Records with drawing code:
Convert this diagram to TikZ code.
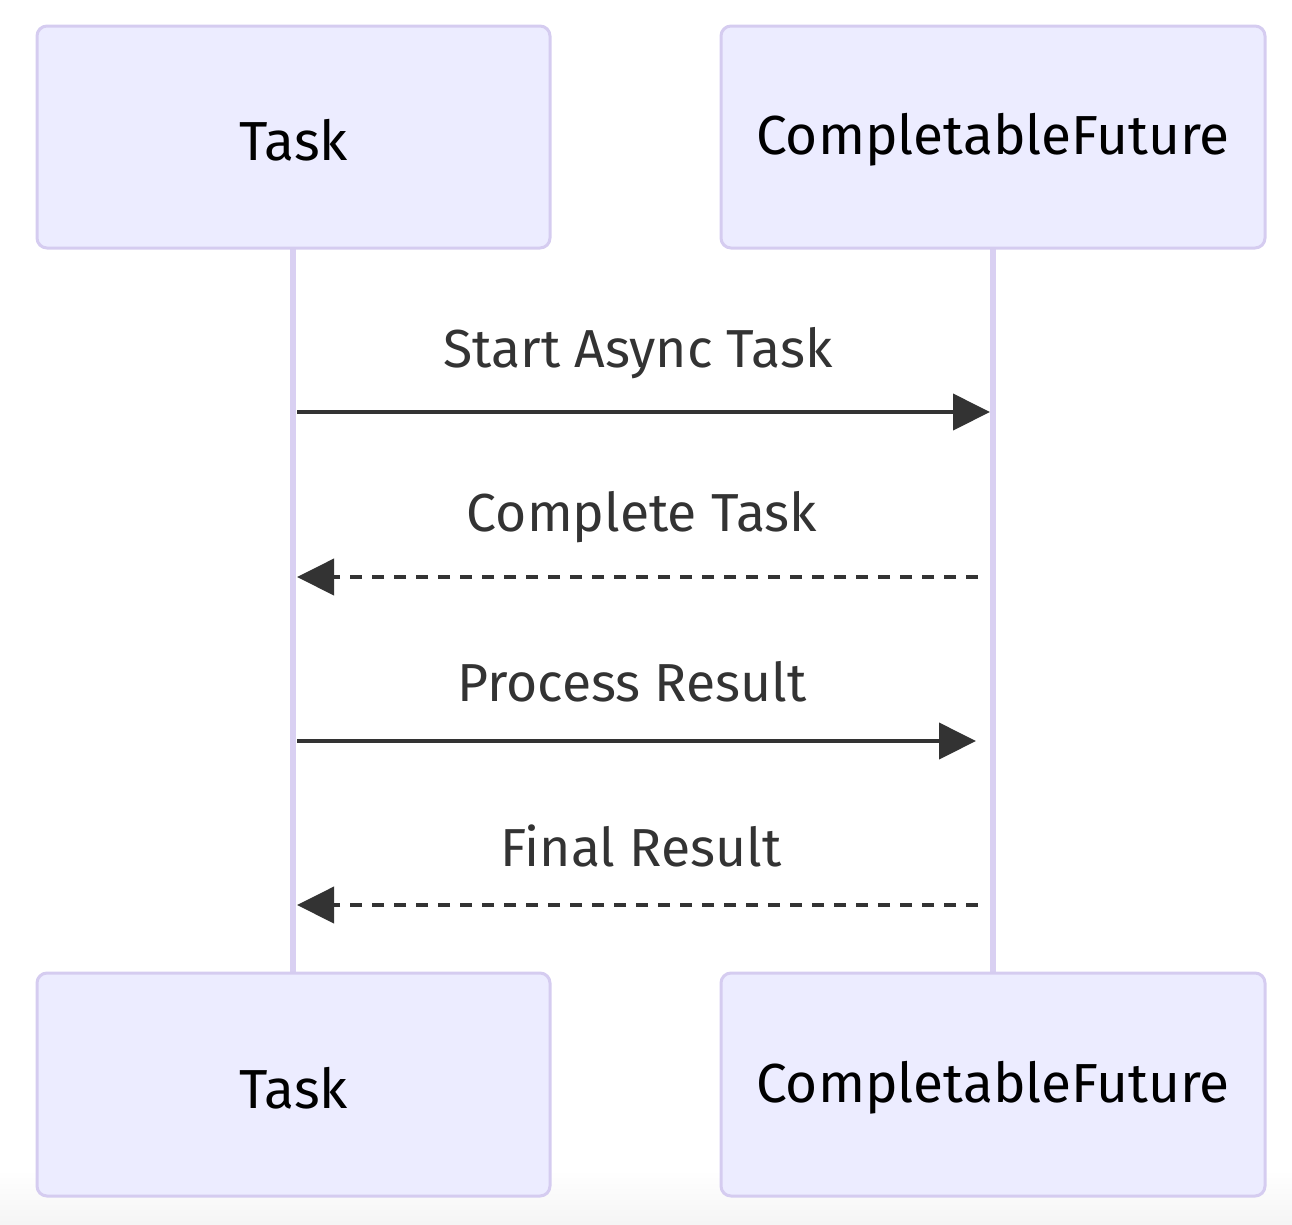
\documentclass[tikz,border=0pt]{standalone}
\usepackage{fontspec}
\setmainfont{Fira Sans}
\usetikzlibrary{arrows.meta}
\definecolor{boxfill}{HTML}{ECECFF}
\definecolor{boxline}{HTML}{D5CCF0}
\definecolor{lifeline}{HTML}{D9D0F2}
\definecolor{msg}{HTML}{333333}
\tikzset{
  actor/.style={draw=boxline, fill=boxfill, line width=3pt, rounded corners=10pt, inner sep=0pt},
  actortext/.style={font=\fontsize{55}{66}\selectfont, text=black},
  lifelinestyle/.style={draw=lifeline, line width=6pt},
  msgline/.style={draw=msg, line width=4pt, -{Triangle[length=37pt,width=36pt]}},
  msgdash/.style={msgline, dash pattern=on 12pt off 10pt},
  msglabel/.style={font=\fontsize{53.5}{62}\selectfont, text=msg},
}
\begin{document}
\begin{tikzpicture}[x=1pt,y=-1pt]
\useasboundingbox (0,0) rectangle (1292,1224);
\shade[top color=white, bottom color=black!4] (0,1170) rectangle (1292,1224);
% lifelines
\coordinate (tl1) at (293,248);
\coordinate (tl2) at (293,973);
\coordinate (cl1) at (993,248);
\coordinate (cl2) at (993,973);
\draw[lifelinestyle] (tl1) -- (tl2);
\draw[lifelinestyle] (cl1) -- (cl2);
% actors
\draw[actor] (37,26) rectangle (550,248);
\node[actortext] (taskT) at (293.5,140) {Task};
\draw[actor] (721,26) rectangle (1265,248);
\node[actortext] (cfT) at (993,140) {CompletableFuture};
\draw[actor] (37,973) rectangle (550,1196);
\node[actortext] (taskB) at (293.5,1088) {Task};
\draw[actor] (721,973) rectangle (1265,1196);
\node[actortext] (cfB) at (993,1088) {CompletableFuture};
% message anchors
\coordinate (a1s) at (297,412); \coordinate (a1e) at (990,412);
\coordinate (a2s) at (978,577); \coordinate (a2e) at (297,577);
\coordinate (a3s) at (297,741); \coordinate (a3e) at (976,741);
\coordinate (a4s) at (978,905); \coordinate (a4e) at (297,905);
\draw[msgline] (a1s) -- (a1e);
\draw[msgdash] (a2s) -- (a2e);
\draw[msgline] (a3s) -- (a3e);
\draw[msgdash] (a4s) -- (a4e);
\node[msglabel] (l1) at (638,353) {Start Async Task};
\node[msglabel] (l2) at (642,517) {Complete Task};
\node[msglabel] (l3) at (632,682) {Process Result};
\node[msglabel] (l4) at (641,846) {Final Result};
\end{tikzpicture}
\end{document}
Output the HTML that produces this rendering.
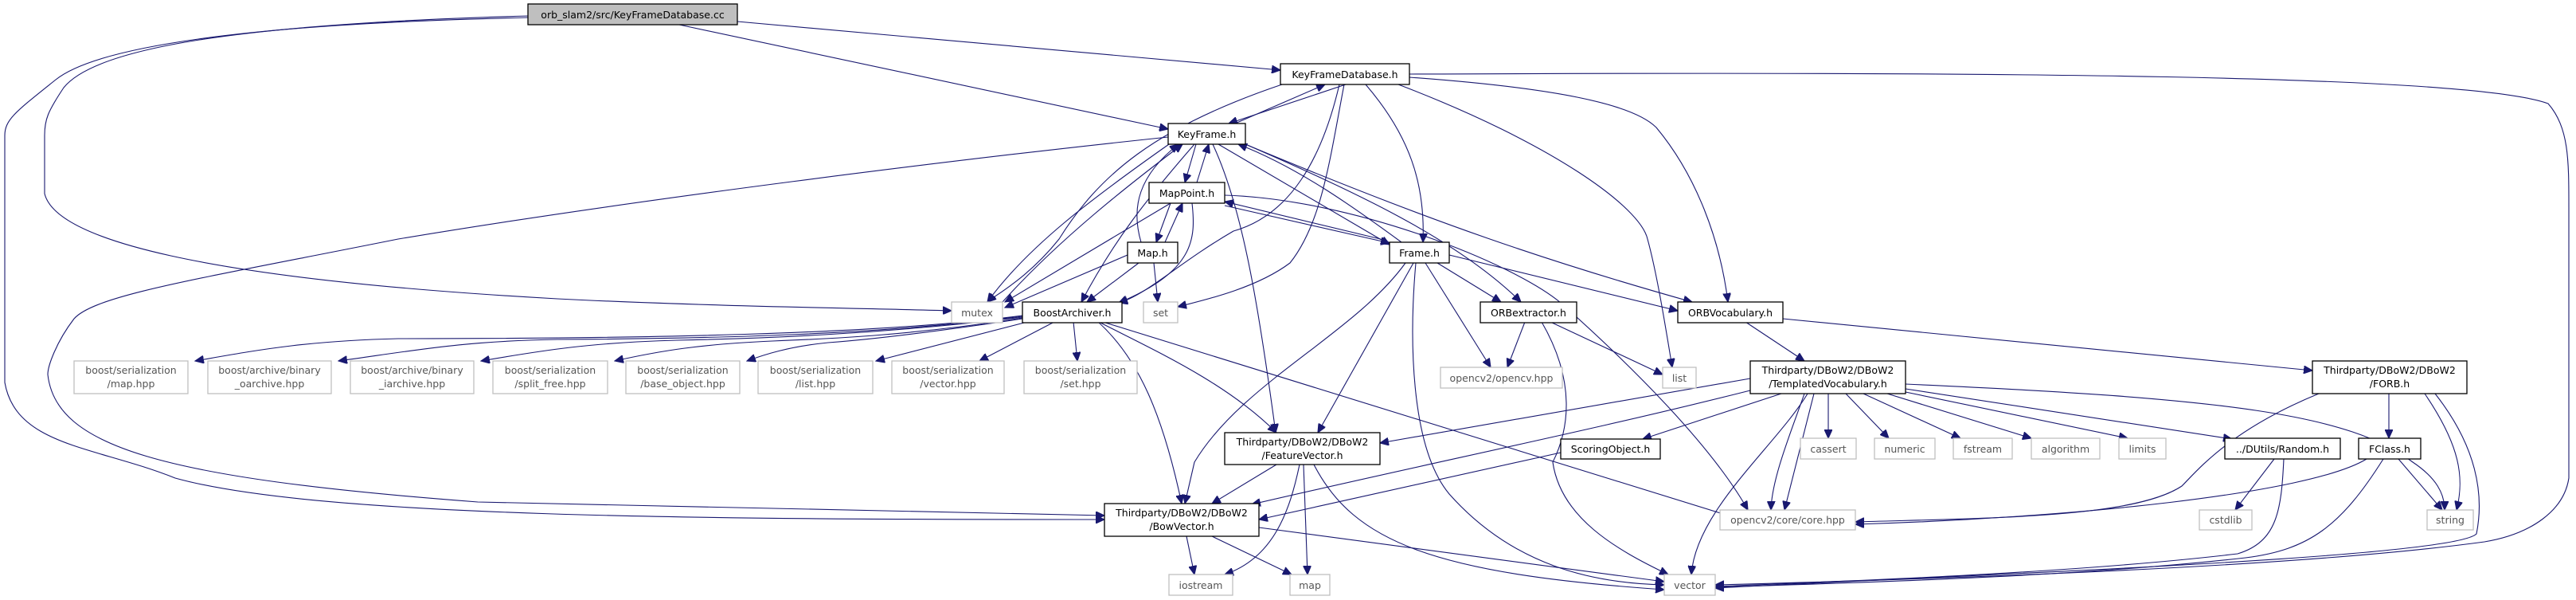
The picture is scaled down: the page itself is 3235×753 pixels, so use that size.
<!DOCTYPE html>
<html><head><meta charset="utf-8"><style>
html,body{margin:0;padding:0;background:#fff}
svg{display:block}
text{font-family:"DejaVu Sans","Liberation Sans",sans-serif;font-size:12.5px;text-anchor:middle}
.b rect{fill:#fff;stroke:#000;stroke-width:1.3}
.g rect{fill:#fff;stroke:#bfbfbf;stroke-width:1.3}
.g text{fill:#555}
path{fill:none;stroke:#191970;stroke-width:1.1}
</style></head><body>
<svg width="3235" height="753" viewBox="0 0 3235 753" xmlns="http://www.w3.org/2000/svg">
<defs><marker id="a" markerUnits="userSpaceOnUse" markerWidth="12" markerHeight="10" refX="11" refY="5" orient="auto"><path d="M0,0 L11,5 L0,10 z" style="fill:#191970;stroke:#191970"/></marker></defs>
<g marker-end="url(#a)">
<path d="M926,27 L1608,88"/>
<path d="M853,31 L1467,162"/>
<path d="M663,20 C300,30 120,60 80,110 C60,140 56,150 56,170 L56,243 C70,300 250,350 700,375 C900,385 1100,387 1195,390"/>
<path d="M663,22 C300,30 120,60 70,100 C20,140 6,150 6,170 L6,480 C20,560 120,560 220,600 C400,650 900,652 1387,652"/>
<path d="M1690,106 L1543,155"/>
<path d="M1551,155 L1664,106"/>
<path d="M1610,106 C1450,160 1380,220 1330,300 C1290,350 1250,370 1240,379"/>
<path d="M1682,106 C1660,200 1620,270 1549,290 C1480,330 1440,370 1405,380"/>
<path d="M1688,106 C1670,200 1660,280 1620,330 C1580,360 1520,375 1479,385"/>
<path d="M1715,106 C1770,170 1790,230 1787,304"/>
<path d="M1756,106 C1950,180 2060,260 2069,300 C2080,340 2090,400 2100,461"/>
<path d="M1770,97 C1950,110 2050,130 2080,160 C2130,220 2160,300 2170,379"/>
<path d="M1770,93 C2500,90 3100,93 3200,130 C3226,160 3226,200 3226,260 L3226,600 C3220,640 3180,670 3120,680 C2900,710 2500,725 2154,734"/>
<path d="M1502,181 L1488,229"/>
<path d="M1503,229 L1518,181"/>
<path d="M1468,181 C1370,250 1290,310 1240,379"/>
<path d="M1500,181 C1440,250 1400,300 1358,379"/>
<path d="M1523,181 C1560,260 1580,380 1602,543"/>
<path d="M1530,181 L1745,307"/>
<path d="M1760,304 C1700,260 1630,210 1555,181"/>
<path d="M1564,181 C1700,240 1830,300 1910,379"/>
<path d="M1564,181 C1800,280 1950,330 2125,379"/>
<path d="M1467,172 C1200,200 800,250 500,300 C250,350 120,370 93,400 C70,430 60,460 60,470 C70,560 200,600 600,630 C1000,640 1250,645 1387,647"/>
<path d="M1433,304 C1420,260 1430,220 1480,181"/>
<path d="M1259,379 C1330,300 1420,230 1485,181"/>
<path d="M1470,255 L1452,304"/>
<path d="M1463,304 L1485,255"/>
<path d="M1470,255 L1262,379"/>
<path d="M1497,255 C1502,300 1500,340 1405,380"/>
<path d="M1538,258 L1745,305"/>
<path d="M1742,302 L1538,253"/>
<path d="M1538,245 C1700,250 1900,330 1960,380 C2050,460 2150,560 2195,640"/>
<path d="M1416,320 L1262,386"/>
<path d="M1430,330 L1365,379"/>
<path d="M1449,330 L1454,379"/>
<path d="M1765,330 C1700,420 1560,480 1500,580 L1488,632"/>
<path d="M1775,330 L1655,543"/>
<path d="M1778,330 C1770,420 1770,560 1820,620 C1900,710 2000,732 2090,734"/>
<path d="M1790,330 L1872,461"/>
<path d="M1805,330 L1885,379"/>
<path d="M1820,320 L2107,390"/>
<path d="M1915,404 L1893,461"/>
<path d="M1947,404 L2088,470"/>
<path d="M1936,404 C1980,480 1970,540 1950,580 C1960,650 2030,690 2095,721"/>
<path d="M2192,404 L2266,453"/>
<path d="M2239,400 L2904,465"/>
<path d="M1284,396 C1100,420 800,425 500,425 C380,428 320,440 245,453"/>
<path d="M1284,397 C1100,420 900,425 700,426 C580,428 520,440 425,453"/>
<path d="M1284,398 C1100,420 950,425 850,427 C740,430 680,440 604,453"/>
<path d="M1284,399 C1150,420 1050,425 970,428 C880,432 830,440 772,453"/>
<path d="M1284,400 C1150,420 1080,427 1040,430 C990,435 960,445 938,453"/>
<path d="M1290,404 L1100,453"/>
<path d="M1324,404 L1230,453"/>
<path d="M1348,404 L1353,453"/>
<path d="M1380,404 C1450,440 1540,480 1603,543"/>
<path d="M1379,404 C1430,450 1460,520 1484,632"/>
<path d="M1385,404 L2180,650"/>
<path d="M2198,475 L1733,556"/>
<path d="M2198,490 C2000,540 1800,580 1572,633"/>
<path d="M2237,494 L2063,551"/>
<path d="M2278,494 L2241,640"/>
<path d="M2266,494 C2250,540 2225,600 2224,640"/>
<path d="M2270,494 C2230,560 2130,640 2124,721"/>
<path d="M2296,494 L2296,550"/>
<path d="M2318,494 L2372,550"/>
<path d="M2340,494 L2462,550"/>
<path d="M2370,494 L2551,550"/>
<path d="M2393,492 L2672,550"/>
<path d="M2393,488 L2803,551"/>
<path d="M2393,482 C2800,500 2950,520 3030,580 C3060,600 3070,620 3070,640"/>
<path d="M1960,568 L1581,652"/>
<path d="M1603,583 L1522,632"/>
<path d="M1632,583 C1620,640 1600,700 1538,721"/>
<path d="M1637,583 L1642,721"/>
<path d="M1650,583 C1700,680 1800,720 2090,740"/>
<path d="M1490,673 L1500,721"/>
<path d="M1522,673 L1622,721"/>
<path d="M1581,662 L2090,730"/>
<path d="M2912,494 C2800,540 2760,590 2740,610 C2680,650 2500,650 2330,655"/>
<path d="M3000,494 L3000,550"/>
<path d="M3045,494 C3090,560 3095,600 3085,640"/>
<path d="M3058,494 C3110,560 3120,620 3110,670 C3080,700 2500,720 2154,738"/>
<path d="M2856,576 L2807,640"/>
<path d="M2868,576 C2865,640 2860,680 2810,695 C2600,720 2300,730 2154,736"/>
<path d="M2972,576 C2900,620 2600,650 2330,658"/>
<path d="M3012,576 L3067,640"/>
<path d="M2993,576 C2940,660 2900,690 2820,700 C2600,725 2300,732 2154,737"/>
</g>
<g class="b"><rect x="663" y="5" width="263" height="26" style="fill:#bfbfbf"/><text x="794.5" y="23">orb_slam2/src/KeyFrameDatabase.cc</text></g>
<g class="b"><rect x="1608" y="80" width="162" height="26"/><text x="1689" y="98">KeyFrameDatabase.h</text></g>
<g class="b"><rect x="1467" y="155" width="97" height="26"/><text x="1515.5" y="173">KeyFrame.h</text></g>
<g class="b"><rect x="1443" y="229" width="95" height="26"/><text x="1490.5" y="247">MapPoint.h</text></g>
<g class="b"><rect x="1416" y="304" width="63" height="26"/><text x="1447.5" y="322">Map.h</text></g>
<g class="b"><rect x="1745" y="304" width="75" height="26"/><text x="1782.5" y="322">Frame.h</text></g>
<g class="g"><rect x="1195" y="379" width="64" height="26"/><text x="1227" y="397">mutex</text></g>
<g class="b"><rect x="1284" y="379" width="125" height="26"/><text x="1346.5" y="397">BoostArchiver.h</text></g>
<g class="g"><rect x="1436" y="379" width="43" height="26"/><text x="1457.5" y="397">set</text></g>
<g class="b"><rect x="1859" y="379" width="121" height="26"/><text x="1919.5" y="397">ORBextractor.h</text></g>
<g class="b"><rect x="2107" y="379" width="132" height="26"/><text x="2173" y="397">ORBVocabulary.h</text></g>
<g class="g"><rect x="93" y="453" width="143" height="41"/><text x="164.5" y="469">boost/serialization</text><text x="164.5" y="486">/map.hpp</text></g>
<g class="g"><rect x="261" y="453" width="155" height="41"/><text x="338.5" y="469">boost/archive/binary</text><text x="338.5" y="486">_oarchive.hpp</text></g>
<g class="g"><rect x="440" y="453" width="155" height="41"/><text x="517.5" y="469">boost/archive/binary</text><text x="517.5" y="486">_iarchive.hpp</text></g>
<g class="g"><rect x="619" y="453" width="144" height="41"/><text x="691" y="469">boost/serialization</text><text x="691" y="486">/split_free.hpp</text></g>
<g class="g"><rect x="786" y="453" width="143" height="41"/><text x="857.5" y="469">boost/serialization</text><text x="857.5" y="486">/base_object.hpp</text></g>
<g class="g"><rect x="952" y="453" width="144" height="41"/><text x="1024" y="469">boost/serialization</text><text x="1024" y="486">/list.hpp</text></g>
<g class="g"><rect x="1120" y="453" width="141" height="41"/><text x="1190.5" y="469">boost/serialization</text><text x="1190.5" y="486">/vector.hpp</text></g>
<g class="g"><rect x="1286" y="453" width="142" height="41"/><text x="1357" y="469">boost/serialization</text><text x="1357" y="486">/set.hpp</text></g>
<g class="g"><rect x="1809" y="461" width="153" height="26"/><text x="1885.5" y="479">opencv2/opencv.hpp</text></g>
<g class="g"><rect x="2088" y="461" width="42" height="26"/><text x="2109" y="479">list</text></g>
<g class="b"><rect x="2198" y="453" width="195" height="41"/><text x="2295.5" y="469">Thirdparty/DBoW2/DBoW2</text><text x="2295.5" y="486">/TemplatedVocabulary.h</text></g>
<g class="b"><rect x="2904" y="453" width="194" height="41"/><text x="3001" y="469">Thirdparty/DBoW2/DBoW2</text><text x="3001" y="486">/FORB.h</text></g>
<g class="b"><rect x="1538" y="543" width="195" height="40"/><text x="1635.5" y="559">Thirdparty/DBoW2/DBoW2</text><text x="1635.5" y="576">/FeatureVector.h</text></g>
<g class="b"><rect x="1960" y="551" width="125" height="25"/><text x="2022.5" y="568">ScoringObject.h</text></g>
<g class="g"><rect x="2261" y="550" width="70" height="26"/><text x="2296" y="568">cassert</text></g>
<g class="g"><rect x="2354" y="550" width="76" height="26"/><text x="2392" y="568">numeric</text></g>
<g class="g"><rect x="2453" y="550" width="74" height="26"/><text x="2490" y="568">fstream</text></g>
<g class="g"><rect x="2551" y="550" width="86" height="26"/><text x="2594" y="568">algorithm</text></g>
<g class="g"><rect x="2661" y="550" width="59" height="26"/><text x="2690.5" y="568">limits</text></g>
<g class="b"><rect x="2794" y="550" width="145" height="26"/><text x="2866.5" y="568">../DUtils/Random.h</text></g>
<g class="b"><rect x="2962" y="550" width="78" height="26"/><text x="3001" y="568">FClass.h</text></g>
<g class="b"><rect x="1387" y="632" width="194" height="41"/><text x="1484" y="648">Thirdparty/DBoW2/DBoW2</text><text x="1484" y="665">/BowVector.h</text></g>
<g class="g"><rect x="2160" y="640" width="170" height="25"/><text x="2245" y="657">opencv2/core/core.hpp</text></g>
<g class="g"><rect x="2762" y="640" width="66" height="25"/><text x="2795" y="657">cstdlib</text></g>
<g class="g"><rect x="3048" y="640" width="58" height="25"/><text x="3077" y="657">string</text></g>
<g class="g"><rect x="1468" y="721" width="80" height="26"/><text x="1508" y="739">iostream</text></g>
<g class="g"><rect x="1620" y="721" width="50" height="26"/><text x="1645" y="739">map</text></g>
<g class="g"><rect x="2090" y="721" width="64" height="26"/><text x="2122" y="739">vector</text></g>
</svg>
</body></html>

» WHAT YOU NEED TO DO: Check each line of the records for the string "that" and state how many lines contain it. Give only the number.

» ANSWER IN FULL: 2